──────── INFORMATION SHOWN

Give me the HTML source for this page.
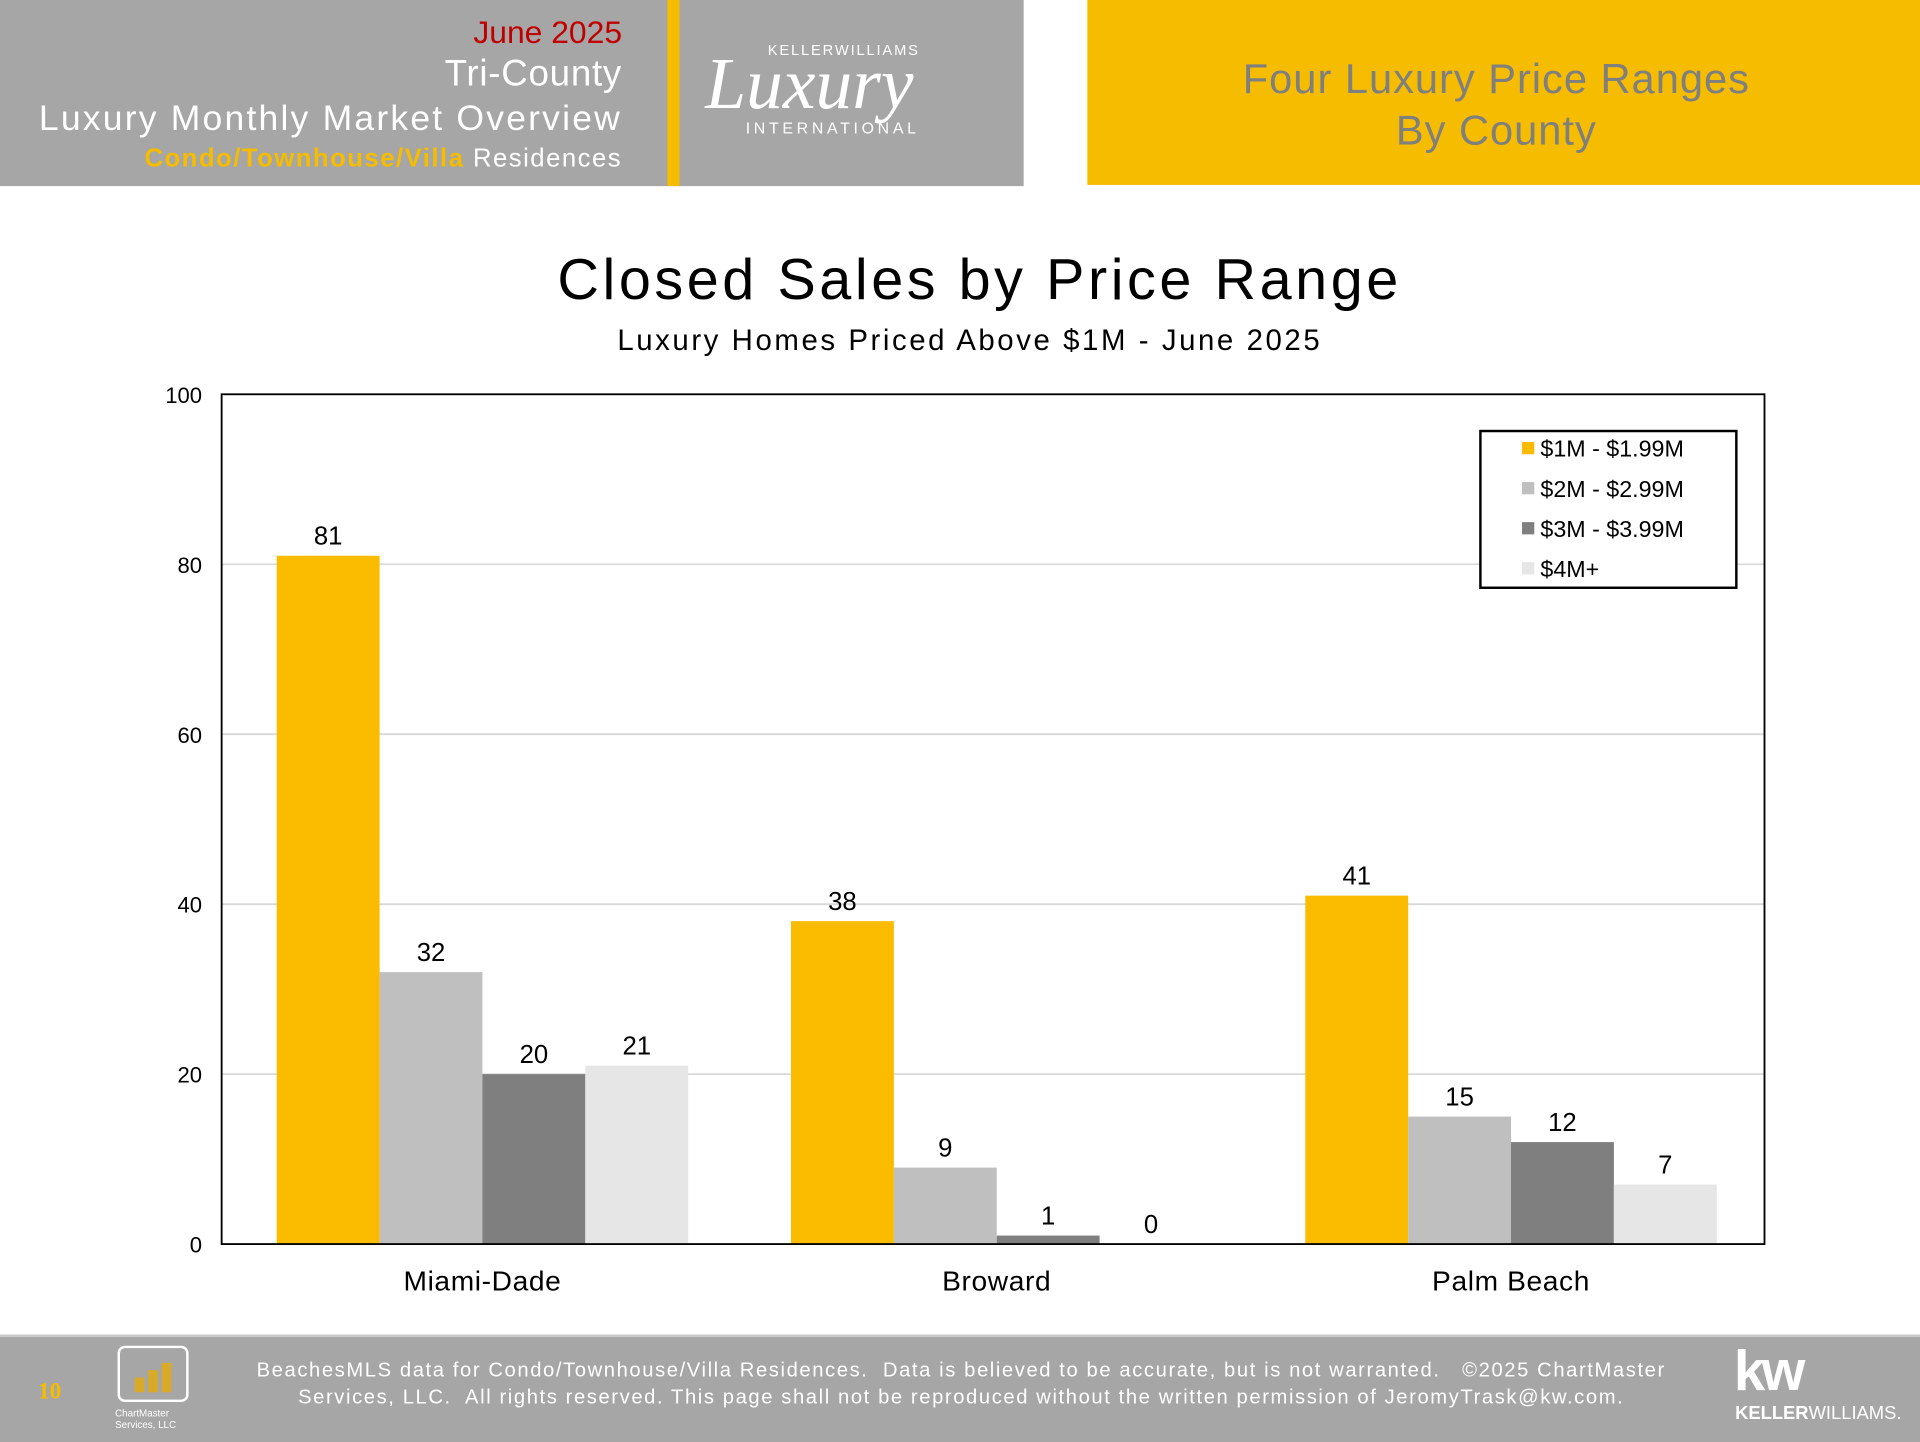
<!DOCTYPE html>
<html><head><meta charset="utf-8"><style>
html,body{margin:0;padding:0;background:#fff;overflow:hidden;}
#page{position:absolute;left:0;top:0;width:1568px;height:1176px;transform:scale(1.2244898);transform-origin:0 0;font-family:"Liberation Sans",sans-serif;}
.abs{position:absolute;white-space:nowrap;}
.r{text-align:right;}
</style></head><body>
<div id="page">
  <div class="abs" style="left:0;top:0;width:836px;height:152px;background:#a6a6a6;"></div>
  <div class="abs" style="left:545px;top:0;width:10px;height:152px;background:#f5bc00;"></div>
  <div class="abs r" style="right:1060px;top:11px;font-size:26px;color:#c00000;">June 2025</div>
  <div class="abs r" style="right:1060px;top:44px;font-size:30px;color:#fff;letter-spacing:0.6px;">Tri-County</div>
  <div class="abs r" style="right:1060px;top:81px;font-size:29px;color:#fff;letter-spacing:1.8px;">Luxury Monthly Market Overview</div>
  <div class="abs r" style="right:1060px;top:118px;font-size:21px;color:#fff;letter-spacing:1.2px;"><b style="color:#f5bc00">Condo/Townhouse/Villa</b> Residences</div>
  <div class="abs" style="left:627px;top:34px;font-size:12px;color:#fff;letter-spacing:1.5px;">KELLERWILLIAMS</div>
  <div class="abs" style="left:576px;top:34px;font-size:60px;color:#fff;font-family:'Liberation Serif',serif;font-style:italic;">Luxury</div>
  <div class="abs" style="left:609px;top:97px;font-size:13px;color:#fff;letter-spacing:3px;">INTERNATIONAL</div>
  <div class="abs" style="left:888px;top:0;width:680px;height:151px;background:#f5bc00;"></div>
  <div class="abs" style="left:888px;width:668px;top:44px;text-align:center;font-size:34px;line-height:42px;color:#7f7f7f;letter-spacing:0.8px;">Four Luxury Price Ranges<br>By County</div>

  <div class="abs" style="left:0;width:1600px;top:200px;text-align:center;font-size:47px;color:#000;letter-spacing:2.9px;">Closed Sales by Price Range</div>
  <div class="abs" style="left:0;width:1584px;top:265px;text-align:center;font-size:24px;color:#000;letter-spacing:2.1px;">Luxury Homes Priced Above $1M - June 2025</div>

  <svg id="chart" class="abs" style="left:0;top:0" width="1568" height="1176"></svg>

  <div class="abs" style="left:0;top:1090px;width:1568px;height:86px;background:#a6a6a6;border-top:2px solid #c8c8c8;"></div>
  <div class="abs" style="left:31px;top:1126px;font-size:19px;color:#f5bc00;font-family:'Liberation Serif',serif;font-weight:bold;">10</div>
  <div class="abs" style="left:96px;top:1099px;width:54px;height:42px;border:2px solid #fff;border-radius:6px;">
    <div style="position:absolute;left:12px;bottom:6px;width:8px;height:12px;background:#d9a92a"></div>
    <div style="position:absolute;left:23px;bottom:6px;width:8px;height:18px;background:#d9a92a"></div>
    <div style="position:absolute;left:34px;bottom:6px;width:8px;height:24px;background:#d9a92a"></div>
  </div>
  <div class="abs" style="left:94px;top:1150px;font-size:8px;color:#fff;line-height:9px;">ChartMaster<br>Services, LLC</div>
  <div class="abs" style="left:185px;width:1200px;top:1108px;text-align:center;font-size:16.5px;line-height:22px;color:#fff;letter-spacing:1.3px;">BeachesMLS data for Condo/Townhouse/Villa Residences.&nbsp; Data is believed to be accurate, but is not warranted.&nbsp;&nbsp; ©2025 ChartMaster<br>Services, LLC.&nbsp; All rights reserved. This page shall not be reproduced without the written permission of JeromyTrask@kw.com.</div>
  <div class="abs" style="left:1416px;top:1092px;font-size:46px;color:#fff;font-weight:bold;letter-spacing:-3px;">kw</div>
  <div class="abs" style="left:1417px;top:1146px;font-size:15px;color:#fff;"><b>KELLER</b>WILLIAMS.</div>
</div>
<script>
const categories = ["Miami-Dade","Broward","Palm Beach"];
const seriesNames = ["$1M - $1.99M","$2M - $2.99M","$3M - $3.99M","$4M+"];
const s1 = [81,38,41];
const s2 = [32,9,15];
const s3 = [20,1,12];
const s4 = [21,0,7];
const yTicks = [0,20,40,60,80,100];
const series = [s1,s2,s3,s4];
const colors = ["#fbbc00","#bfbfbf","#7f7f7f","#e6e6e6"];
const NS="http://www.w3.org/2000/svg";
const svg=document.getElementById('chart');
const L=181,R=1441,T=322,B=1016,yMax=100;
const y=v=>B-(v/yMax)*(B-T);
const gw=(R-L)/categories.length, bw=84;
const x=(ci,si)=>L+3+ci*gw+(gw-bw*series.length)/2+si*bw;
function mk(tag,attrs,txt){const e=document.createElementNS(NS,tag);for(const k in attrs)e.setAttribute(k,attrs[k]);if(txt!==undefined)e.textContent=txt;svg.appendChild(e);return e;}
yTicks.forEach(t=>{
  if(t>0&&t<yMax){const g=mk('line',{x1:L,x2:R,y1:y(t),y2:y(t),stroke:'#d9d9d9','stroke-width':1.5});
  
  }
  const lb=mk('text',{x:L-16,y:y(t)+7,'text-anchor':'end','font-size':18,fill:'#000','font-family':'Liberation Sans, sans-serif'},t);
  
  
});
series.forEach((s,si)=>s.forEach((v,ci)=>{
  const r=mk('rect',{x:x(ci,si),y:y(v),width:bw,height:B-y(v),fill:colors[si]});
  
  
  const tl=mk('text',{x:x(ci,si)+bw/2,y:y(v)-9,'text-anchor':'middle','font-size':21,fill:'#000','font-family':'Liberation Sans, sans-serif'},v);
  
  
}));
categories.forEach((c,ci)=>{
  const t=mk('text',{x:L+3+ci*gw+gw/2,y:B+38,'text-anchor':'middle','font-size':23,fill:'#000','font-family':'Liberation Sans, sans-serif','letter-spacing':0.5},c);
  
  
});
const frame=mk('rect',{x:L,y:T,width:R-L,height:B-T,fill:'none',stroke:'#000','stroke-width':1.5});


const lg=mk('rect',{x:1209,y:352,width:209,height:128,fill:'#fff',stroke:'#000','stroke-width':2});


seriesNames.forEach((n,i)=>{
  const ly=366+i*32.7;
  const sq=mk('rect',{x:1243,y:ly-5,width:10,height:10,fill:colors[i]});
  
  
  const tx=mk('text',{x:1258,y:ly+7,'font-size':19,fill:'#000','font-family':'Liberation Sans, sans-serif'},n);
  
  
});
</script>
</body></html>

────────────────

*TASK OBJECTIVE:* Return only the lines running from the top of the data to the line that holds "Price Ranges<br>By County</div>". Include both of those lines, but skip the pictures.

*COMPLETE RESPONSE:*
Give me the HTML source for this page.
<!DOCTYPE html>
<html><head><meta charset="utf-8"><style>
html,body{margin:0;padding:0;background:#fff;overflow:hidden;}
#page{position:absolute;left:0;top:0;width:1568px;height:1176px;transform:scale(1.2244898);transform-origin:0 0;font-family:"Liberation Sans",sans-serif;}
.abs{position:absolute;white-space:nowrap;}
.r{text-align:right;}
</style></head><body>
<div id="page">
  <div class="abs" style="left:0;top:0;width:836px;height:152px;background:#a6a6a6;"></div>
  <div class="abs" style="left:545px;top:0;width:10px;height:152px;background:#f5bc00;"></div>
  <div class="abs r" style="right:1060px;top:11px;font-size:26px;color:#c00000;">June 2025</div>
  <div class="abs r" style="right:1060px;top:44px;font-size:30px;color:#fff;letter-spacing:0.6px;">Tri-County</div>
  <div class="abs r" style="right:1060px;top:81px;font-size:29px;color:#fff;letter-spacing:1.8px;">Luxury Monthly Market Overview</div>
  <div class="abs r" style="right:1060px;top:118px;font-size:21px;color:#fff;letter-spacing:1.2px;"><b style="color:#f5bc00">Condo/Townhouse/Villa</b> Residences</div>
  <div class="abs" style="left:627px;top:34px;font-size:12px;color:#fff;letter-spacing:1.5px;">KELLERWILLIAMS</div>
  <div class="abs" style="left:576px;top:34px;font-size:60px;color:#fff;font-family:'Liberation Serif',serif;font-style:italic;">Luxury</div>
  <div class="abs" style="left:609px;top:97px;font-size:13px;color:#fff;letter-spacing:3px;">INTERNATIONAL</div>
  <div class="abs" style="left:888px;top:0;width:680px;height:151px;background:#f5bc00;"></div>
  <div class="abs" style="left:888px;width:668px;top:44px;text-align:center;font-size:34px;line-height:42px;color:#7f7f7f;letter-spacing:0.8px;">Four Luxury Price Ranges<br>By County</div>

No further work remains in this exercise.